## Exercise
Restate the whole of the material. Keep every word, and drop the pictures.

## Source material

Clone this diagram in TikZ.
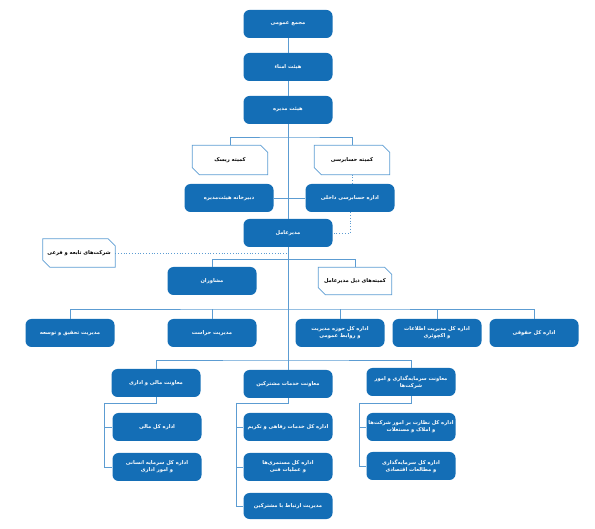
\documentclass[tikz,border=0pt]{standalone}
\usepackage{fontspec}
\usepackage{tikz}
\usetikzlibrary{positioning,calc}
\newfontfamily\farsi[Script=Arabic]{DejaVu Sans}
\TeXXeTstate=1
\definecolor{orgblue}{RGB}{20,110,182}
\definecolor{linkblue}{RGB}{92,156,210}
\newcommand{\fa}[1]{\beginR#1\endR}

\begin{document}
\begin{tikzpicture}[x=1pt,y=-1pt,
  every node/.style={font=\farsi\bfseries\fontsize{5.2}{7}\selectfont},
  unit/.style={rounded corners=6pt,fill=orgblue,text=white,minimum width=89pt,minimum height=28pt,align=center,inner xsep=1pt,inner ysep=2pt},
  cmte/.style={rectangle,minimum width=75pt,minimum height=29pt,text=black,inner sep=1pt},
  cmteline/.style={draw=linkblue,line width=0.8pt},
  link/.style={draw=linkblue,line width=0.8pt},
  dotlink/.style={link,dotted}]
  \useasboundingbox (0,0) rectangle (595,529);

  % board level
  \node[unit] (gm) at (288,24) {\fa{مجمع عمومی}};
  \node[unit] (bt) at (288,67) {\fa{هیئت امناء}};
  \node[unit] (bd) at (288,110) {\fa{هیئت مدیره}};
  \node[cmte] (risk) at (230,160) {\fa{کمیته ریسک}};
  \node[cmte] (audc) at (352,160) {\fa{کمیته حسابرسی}};
  \node[unit] (sec) at (229,198) {\fa{دبیرخانه هیئت‌مدیره}};
  \node[unit] (iaud) at (350,198) {\fa{اداره حسابرسی داخلی}};
  \node[unit] (ceo) at (288,233) {\fa{مدیرعامل}};

  % under the ceo
  \node[cmte,minimum width=72pt,minimum height=28pt] (subs) at (79,253) {\fa{شرکت‌های تابعه و فرعی}};
  \node[unit] (adv) at (212,281) {\fa{مشاوران}};
  \node[cmte,minimum width=73pt,minimum height=27pt] (ccom) at (355,281) {\fa{کمیته‌های ذیل مدیرعامل}};

  \node[unit] (rd) at (70,333) {\fa{مدیریت تحقیق و توسعه}};
  \node[unit] (guard) at (212,333) {\fa{مدیریت حراست}};
  \node[unit] (pr) at (340,333) {\fa{اداره کل حوزه مدیریت}\\\fa{و روابط عمومی}};
  \node[unit] (ima) at (437,333) {\fa{اداره کل مدیریت اطلاعات}\\\fa{و اکچوئری}};
  \node[unit] (leg) at (534,333) {\fa{اداره کل حقوقی}};

  % deputies
  \node[unit] (vp1) at (156,383) {\fa{معاونت مالی و اداری}};
  \node[unit] (vp2) at (288,384) {\fa{معاونت خدمات مشترکین}};
  \node[unit] (vp3) at (411,382) {\fa{معاونت سرمایه‌گذاری و امور}\\\fa{شرکت‌ها}};

  \node[unit] (fin) at (157,427) {\fa{اداره کل مالی}};
  \node[unit] (hr) at (157,467) {\fa{اداره کل سرمایه انسانی}\\\fa{و امور اداری}};
  \node[unit] (wel) at (288,427) {\fa{اداره کل خدمات رفاهی و تکریم}};
  \node[unit] (pen) at (288,467) {\fa{اداره کل مستمری‌ها}\\\fa{و عملیات فنی}};
  \node[unit,minimum height=26pt] (crm) at (288,506) {\fa{مدیریت ارتباط با مشترکین}};
  \node[unit] (sup) at (411,427) {\fa{اداره کل نظارت بر امور شرکت‌ها}\\\fa{و املاک و مستغلات}};
  \node[unit] (inv) at (411,466) {\fa{اداره کل سرمایه‌گذاری}\\\fa{و مطالعات اقتصادی}};

  % committee outlines, cut at two corners
  \foreach \n in {risk,audc,subs,ccom}
    \draw[cmteline] (\n.north west) -- ([xshift=-7pt]\n.north east) -- ([yshift=-7pt]\n.north east)
      -- (\n.south east) -- ([xshift=7pt]\n.south west) -- ([yshift=7pt]\n.south west) -- cycle;

  % junctions
  \coordinate (jc) at (288,137);
  \coordinate (js) at (288,253);
  \coordinate (ja) at (288,259);
  \coordinate (jr) at (288,309);
  \coordinate (jv) at (288,360);
  \coordinate (s1) at (104,403);
  \coordinate (s2) at (236,403);
  \coordinate (s3) at (359,403);

  % connectors
  \draw[link] (gm) -- (bt);
  \draw[link] (bt) -- (bd);
  \draw[link] (bd) -- (ceo);
  \draw[link] (risk.north) |- (jc) -| (audc.north);
  \draw[link] (sec) -- (iaud);
  \draw[dotlink] (audc.south) -- (audc.south |- iaud.north);
  \draw[dotlink] (iaud.south) |- (ceo.east);
  \draw[dotlink] (subs) -- (js);
  \draw[link] (ceo) -- (vp2);
  \draw[link] (ja) -| (adv.north);
  \draw[link] (ja) -| (ccom.north);
  \draw[link] (rd.north) |- (jr) -| (leg.north);
  \foreach \n in {guard,pr,ima}
    \draw[link] (\n.north) -- (\n.north |- jr);
  \draw[link] (vp1.north) |- (jv) -| (vp3.north);
  \draw[link] (vp1.south) |- (s1) |- (hr.west);
  \draw[link] (s1) |- (fin.west);
  \draw[link] (vp2.south) |- (s2) |- (crm.west);
  \foreach \n in {wel,pen}
    \draw[link] (s2) |- (\n.west);
  \draw[link] (vp3.south) |- (s3) |- (inv.west);
  \draw[link] (s3) |- (sup.west);
\end{tikzpicture}
\end{document}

## Complete answer
Clone this diagram in TikZ.
\documentclass[tikz,border=0pt]{standalone}
\usepackage{fontspec}
\usepackage{tikz}
\usetikzlibrary{positioning,calc}
\newfontfamily\farsi[Script=Arabic]{DejaVu Sans}
\TeXXeTstate=1
\definecolor{orgblue}{RGB}{20,110,182}
\definecolor{linkblue}{RGB}{92,156,210}
\newcommand{\fa}[1]{\beginR#1\endR}

\begin{document}
\begin{tikzpicture}[x=1pt,y=-1pt,
  every node/.style={font=\farsi\bfseries\fontsize{5.2}{7}\selectfont},
  unit/.style={rounded corners=6pt,fill=orgblue,text=white,minimum width=89pt,minimum height=28pt,align=center,inner xsep=1pt,inner ysep=2pt},
  cmte/.style={rectangle,minimum width=75pt,minimum height=29pt,text=black,inner sep=1pt},
  cmteline/.style={draw=linkblue,line width=0.8pt},
  link/.style={draw=linkblue,line width=0.8pt},
  dotlink/.style={link,dotted}]
  \useasboundingbox (0,0) rectangle (595,529);

  % board level
  \node[unit] (gm) at (288,24) {\fa{مجمع عمومی}};
  \node[unit] (bt) at (288,67) {\fa{هیئت امناء}};
  \node[unit] (bd) at (288,110) {\fa{هیئت مدیره}};
  \node[cmte] (risk) at (230,160) {\fa{کمیته ریسک}};
  \node[cmte] (audc) at (352,160) {\fa{کمیته حسابرسی}};
  \node[unit] (sec) at (229,198) {\fa{دبیرخانه هیئت‌مدیره}};
  \node[unit] (iaud) at (350,198) {\fa{اداره حسابرسی داخلی}};
  \node[unit] (ceo) at (288,233) {\fa{مدیرعامل}};

  % under the ceo
  \node[cmte,minimum width=72pt,minimum height=28pt] (subs) at (79,253) {\fa{شرکت‌های تابعه و فرعی}};
  \node[unit] (adv) at (212,281) {\fa{مشاوران}};
  \node[cmte,minimum width=73pt,minimum height=27pt] (ccom) at (355,281) {\fa{کمیته‌های ذیل مدیرعامل}};

  \node[unit] (rd) at (70,333) {\fa{مدیریت تحقیق و توسعه}};
  \node[unit] (guard) at (212,333) {\fa{مدیریت حراست}};
  \node[unit] (pr) at (340,333) {\fa{اداره کل حوزه مدیریت}\\\fa{و روابط عمومی}};
  \node[unit] (ima) at (437,333) {\fa{اداره کل مدیریت اطلاعات}\\\fa{و اکچوئری}};
  \node[unit] (leg) at (534,333) {\fa{اداره کل حقوقی}};

  % deputies
  \node[unit] (vp1) at (156,383) {\fa{معاونت مالی و اداری}};
  \node[unit] (vp2) at (288,384) {\fa{معاونت خدمات مشترکین}};
  \node[unit] (vp3) at (411,382) {\fa{معاونت سرمایه‌گذاری و امور}\\\fa{شرکت‌ها}};

  \node[unit] (fin) at (157,427) {\fa{اداره کل مالی}};
  \node[unit] (hr) at (157,467) {\fa{اداره کل سرمایه انسانی}\\\fa{و امور اداری}};
  \node[unit] (wel) at (288,427) {\fa{اداره کل خدمات رفاهی و تکریم}};
  \node[unit] (pen) at (288,467) {\fa{اداره کل مستمری‌ها}\\\fa{و عملیات فنی}};
  \node[unit,minimum height=26pt] (crm) at (288,506) {\fa{مدیریت ارتباط با مشترکین}};
  \node[unit] (sup) at (411,427) {\fa{اداره کل نظارت بر امور شرکت‌ها}\\\fa{و املاک و مستغلات}};
  \node[unit] (inv) at (411,466) {\fa{اداره کل سرمایه‌گذاری}\\\fa{و مطالعات اقتصادی}};

  % committee outlines, cut at two corners
  \foreach \n in {risk,audc,subs,ccom}
    \draw[cmteline] (\n.north west) -- ([xshift=-7pt]\n.north east) -- ([yshift=-7pt]\n.north east)
      -- (\n.south east) -- ([xshift=7pt]\n.south west) -- ([yshift=7pt]\n.south west) -- cycle;

  % junctions
  \coordinate (jc) at (288,137);
  \coordinate (js) at (288,253);
  \coordinate (ja) at (288,259);
  \coordinate (jr) at (288,309);
  \coordinate (jv) at (288,360);
  \coordinate (s1) at (104,403);
  \coordinate (s2) at (236,403);
  \coordinate (s3) at (359,403);

  % connectors
  \draw[link] (gm) -- (bt);
  \draw[link] (bt) -- (bd);
  \draw[link] (bd) -- (ceo);
  \draw[link] (risk.north) |- (jc) -| (audc.north);
  \draw[link] (sec) -- (iaud);
  \draw[dotlink] (audc.south) -- (audc.south |- iaud.north);
  \draw[dotlink] (iaud.south) |- (ceo.east);
  \draw[dotlink] (subs) -- (js);
  \draw[link] (ceo) -- (vp2);
  \draw[link] (ja) -| (adv.north);
  \draw[link] (ja) -| (ccom.north);
  \draw[link] (rd.north) |- (jr) -| (leg.north);
  \foreach \n in {guard,pr,ima}
    \draw[link] (\n.north) -- (\n.north |- jr);
  \draw[link] (vp1.north) |- (jv) -| (vp3.north);
  \draw[link] (vp1.south) |- (s1) |- (hr.west);
  \draw[link] (s1) |- (fin.west);
  \draw[link] (vp2.south) |- (s2) |- (crm.west);
  \foreach \n in {wel,pen}
    \draw[link] (s2) |- (\n.west);
  \draw[link] (vp3.south) |- (s3) |- (inv.west);
  \draw[link] (s3) |- (sup.west);
\end{tikzpicture}
\end{document}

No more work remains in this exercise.